Ellis Monk.

Rose Lincoln/Harvard Staff Photographer

Campus & Community

New faculty: Ellis Monk

5 min read

Along with building on his own work, sociologist hopes to ‘nurture and inspire’ young researchers

This article is part of a series introducing new faculty members.

Ellis Monk grew up outside Detroit in the home of two socially conscious parents, and got his Ph.D. at University of California at Berkeley. He arrives at Harvard as an assistant professor in the Department of Sociology with a focus on social inequality through a comparative global lens, with particular attention to race in the United States and Brazil.

A faculty associate at the Weatherhead Center for International Affairs, Monk is also interested in the sociology of the body and geometric data analysis.

Q&A

Ellis Monk

GAZETTE: How does your background inform your work?

MONK: I was fortunate to have had the University of Michigan in my backyard for undergrad. I was a late decider, but I eventually took two sociology courses late in my sophomore year — one on colonialism and one on race.

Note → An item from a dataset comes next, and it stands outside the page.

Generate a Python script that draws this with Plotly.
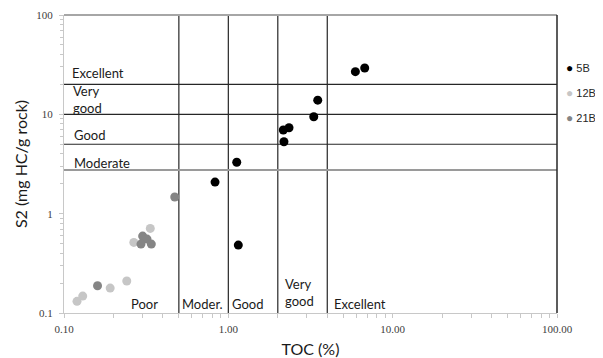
import plotly.graph_objects as go

# ---------------- data ----------------
series_names = ["5B", "12B", "21B"]
series_colors = ["#000000", "#c6c6c6", "#858585"]

toc_5B = [5.93, 6.76, 3.50, 3.31, 2.16, 2.34, 2.18, 1.125, 0.83, 1.15]
s2_5B = [26.9, 29.3, 13.9, 9.46, 6.95, 7.33, 5.30, 3.29, 2.08, 0.483]

toc_12B = [0.335, 0.266, 0.241, 0.191, 0.130, 0.120]
s2_12B = [0.711, 0.514, 0.210, 0.178, 0.148, 0.131]

toc_21B = [0.472, 0.301, 0.320, 0.294, 0.340, 0.160]
s2_21B = [1.47, 0.595, 0.555, 0.494, 0.494, 0.188]

# category boundaries
toc_limits = [0.5, 1.0, 2.0, 4.0]
s2_limits = [20, 10, 5]
s2_moderate_limit = 2.75

axis_min, axis_max = 0.1, 100

x_tickvals = [0.1, 1, 10, 100]
x_ticktext = ["0.10", "1.00", "10.00", "100.00"]
y_tickvals = [0.1, 1, 10, 100]
y_ticktext = ["0.1", "1", "10", "100"]
minor_vals = [m * 10 ** e for e in (-1, 0, 1) for m in range(2, 10)]

s2_labels = ["Excellent", "Very<br>good", "Good", "Moderate"]
toc_labels = ["Poor", "Moder.", "Good", "Very<br>good", "Excellent"]

# ---------------- figure ----------------
fig = go.Figure()

# vertical class boundaries (TOC)
for xv in toc_limits:
    fig.add_trace(go.Scatter(x=[xv, xv], y=[axis_min, axis_max], mode="lines",
                             line=dict(color="#262626", width=1.2),
                             showlegend=False, hoverinfo="skip"))
# horizontal class boundaries (S2)
for yv in s2_limits:
    fig.add_trace(go.Scatter(x=[axis_min, axis_max], y=[yv, yv], mode="lines",
                             line=dict(color="#262626", width=1.2),
                             showlegend=False, hoverinfo="skip"))
fig.add_trace(go.Scatter(x=[axis_min, axis_max], y=[s2_moderate_limit] * 2, mode="lines",
                         line=dict(color="#9a9a9a", width=2),
                         showlegend=False, hoverinfo="skip"))

for name, color, xs, ys in zip(series_names, series_colors,
                               [toc_5B, toc_12B, toc_21B], [s2_5B, s2_12B, s2_21B]):
    fig.add_trace(go.Scatter(x=xs, y=ys, mode="markers", name=name, showlegend=False,
                             marker=dict(color=color, size=9, line=dict(width=0))))

# compact legend (symbol + name) placed right of the plot
legend_y = [0.8211, 0.7372, 0.6554]
for name, color, ly in zip(series_names, series_colors, legend_y):
    fig.add_annotation(
        text=f'<span style="color:{color};font-size:12px">●</span> {name}',
        xref="paper", yref="paper", x=1.014, y=ly, xanchor="left", yanchor="middle",
        showarrow=False, align="left",
        font=dict(family="Liberation Sans", size=11, color="#262626"))

label_font = dict(family="Lato", size=13, color="#1a1a1a")

left_pos = [(0.012, 0.804), (0.014, 0.717), (0.016, 0.596), (0.016, 0.502)]
for txt, (px, py) in zip(s2_labels, left_pos):
    fig.add_annotation(text=txt, xref="paper", yref="paper", x=px, y=py,
                       xanchor="left", yanchor="middle", showarrow=False,
                       align="left", font=label_font)

bottom_pos = [(0.131, 0.030), (0.235, 0.030), (0.337, 0.030), (0.444, 0.069), (0.544, 0.030)]
for txt, (px, py) in zip(toc_labels, bottom_pos):
    fig.add_annotation(text=txt, xref="paper", yref="paper", x=px, y=py,
                       xanchor="left", yanchor="middle", showarrow=False,
                       align="left", font=label_font)

# frame: top (gray) and right (dark)
fig.add_shape(type="line", xref="paper", yref="paper", x0=0, x1=1, y0=1, y1=1,
              line=dict(color="#a6a6a6", width=2))
fig.add_shape(type="line", xref="paper", yref="paper", x0=1, x1=1, y0=0, y1=1,
              line=dict(color="#262626", width=1.5))

tick_font = dict(family="Liberation Serif", size=11, color="#404040")

fig.update_xaxes(type="log", range=[-1, 2], showgrid=False, zeroline=False, automargin=False,
                 showline=True, linecolor="#c8c8c8", linewidth=1,
                 tickmode="array", tickvals=x_tickvals, ticktext=x_ticktext,
                 ticks="outside", ticklen=4, tickcolor="#c8c8c8",
                 tickfont=tick_font, ticklabelstandoff=2,
                 minor=dict(tickmode="array", tickvals=minor_vals, ticks="outside",
                            ticklen=4, tickcolor="#c8c8c8", showgrid=False),
                 title=dict(text="TOC (%)", font=dict(family="Lato", size=16, color="#1a1a1a"),
                            standoff=10))
fig.update_yaxes(type="log", range=[-1, 2], showgrid=False, zeroline=False, automargin=False,
                 showline=True, linecolor="#c8c8c8", linewidth=1,
                 tickmode="array", tickvals=y_tickvals, ticktext=y_ticktext,
                 ticks="outside", ticklen=4, tickcolor="#c8c8c8",
                 tickfont=tick_font, ticklabelstandoff=4,
                 minor=dict(tickmode="array", tickvals=minor_vals, ticks="outside",
                            ticklen=3, tickcolor="#c8c8c8", showgrid=False),
                 title=dict(text="S2 (mg HC/g rock)", font=dict(family="Lato", size=16, color="#1a1a1a"),
                            standoff=4))

# the page places the figure 8 px from the top-left corner of the window
fig.update_layout(
    width=595, height=350,
    margin=dict(l=56, r=46, t=7, b=45, autoexpand=False),
    paper_bgcolor="white", plot_bgcolor="white",
    showlegend=False,
)

fig.write_html("out.html")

My dad grew up during Jim Crow. Racial inequality and social issues were things that were in the air in my household. Cornel West and Henry Louis Gates were mainstays in the conversation at the dinner table. I didn’t know at that age — 10 — that I would go on to pursue a degree in social science and study race, but it was something we would always discuss, and, to this day, my dad sends me news items via email.

GAZETTE: Was there a course or mentor that helped guide your path?

MONK: A graduate-level theory course I took as an undergrad with Michael Kennedy [now a professor of sociology at Brown University] left a big impression on me. A few professors took me under their wing. I would go to George Steinmetz’s office hours all the time. He would have a separate informal syllabus, and slip me more things to read. I was fortunate there were people who really nurtured me at that point. I went straight to graduate school, and had ideas of doing something on race and the comparative perspective of the U.S. and Brazil, in particular.

GAZETTE: Why the U.S. and Brazil?

MONK: My partner is Brazilian and we’ve been together nearly 20 years. Having certain experiences there and here, I didn’t always see them represented in the literature in the two countries. The other part, for me, is that the U.S. and Brazil are central to how we understand race globally. The U.S. and Brazil, after all, were two pillars of the trans-Atlantic slave trade and have deeply intertwined histories. There’s a lot at stake in understanding each of these cases on their own terms and in relation to one another.

GAZETTE: How have you begun your time here?

MONK: I’m teaching “Race and Ethnicity in Global and Comparative Perspective,” where we look at how notions of race have been used in different societies throughout time and space. We look at Japan, China, South Africa. I feel that once students get outside the U.S. and can compare more broadly, it gives them a deeper understanding of their own experiences here in the U.S. If I can serve in a similar role of mentorship to students here like the people at Michigan did for me, that would be great. That’s my selfish hope, to help nurture and inspire future generations of researchers.

The other course, “Contemporary Theory and Research,” is graduate-level, and focuses on key issues in epistemology and the philosophy of science, in addition to providing a survey of the role of theory in different areas across the social sciences such as social networks, forms of capital, race, social inequality, gender and sexuality, and post-colonial theory.

“Human perception is fine-tuned and nuanced, and our treatment by others isn’t just a matter of what we think we are, but what other people see, how other people categorize us.”

GAZETTE: Can you talk about your research, particularly your study of colorism?

MONK: My research on colorism, or skin tone stratification, is one part of my larger agenda on bodily capital. Skin tone is one aspect of the body, of physical appearance, that traditional, dichotomous measures of social differences, like Census categories, do not tap into.

Drawing inspiration from important insights on social cognition and social categorization, my research directly confronts the reality that the social world is much more complex than a lot of media discourse and even academic research would suggest. Human perception is fine-tuned and nuanced, and our treatment by others isn’t just a matter of what we think we are, but what other people see, how other people categorize us. I’m trying to harness and measure those complexities to give us a deeper understanding of mechanisms and processes that lead to inequalities of education, income, and health.

The latter topic is inspired by the work of Professor David Williams. He’s really well-known as a pioneer in research on discrimination, social stress, and health disparities. Some of my own research builds on that.

In one of my published papers, I look at colorism — this idea that people aren’t just discriminating on the basis of race alone, but on gradational and continuous differences in skin tone. My research shows that once we measure feelings of discrimination on the basis of their skin color specifically, we get a different estimate and vision of the patterns of inequality than we would get if we just thought about it dichotomously. It’s not just, “I’m black.” It’s “I’m a light-skinned person or darker-skinned person or somewhere in the middle of this continuum.” Some of these skin-color-related mental and physical health differences within the black population are actually larger than what we see if we just compare blacks and whites.

Interview has been edited and condensed.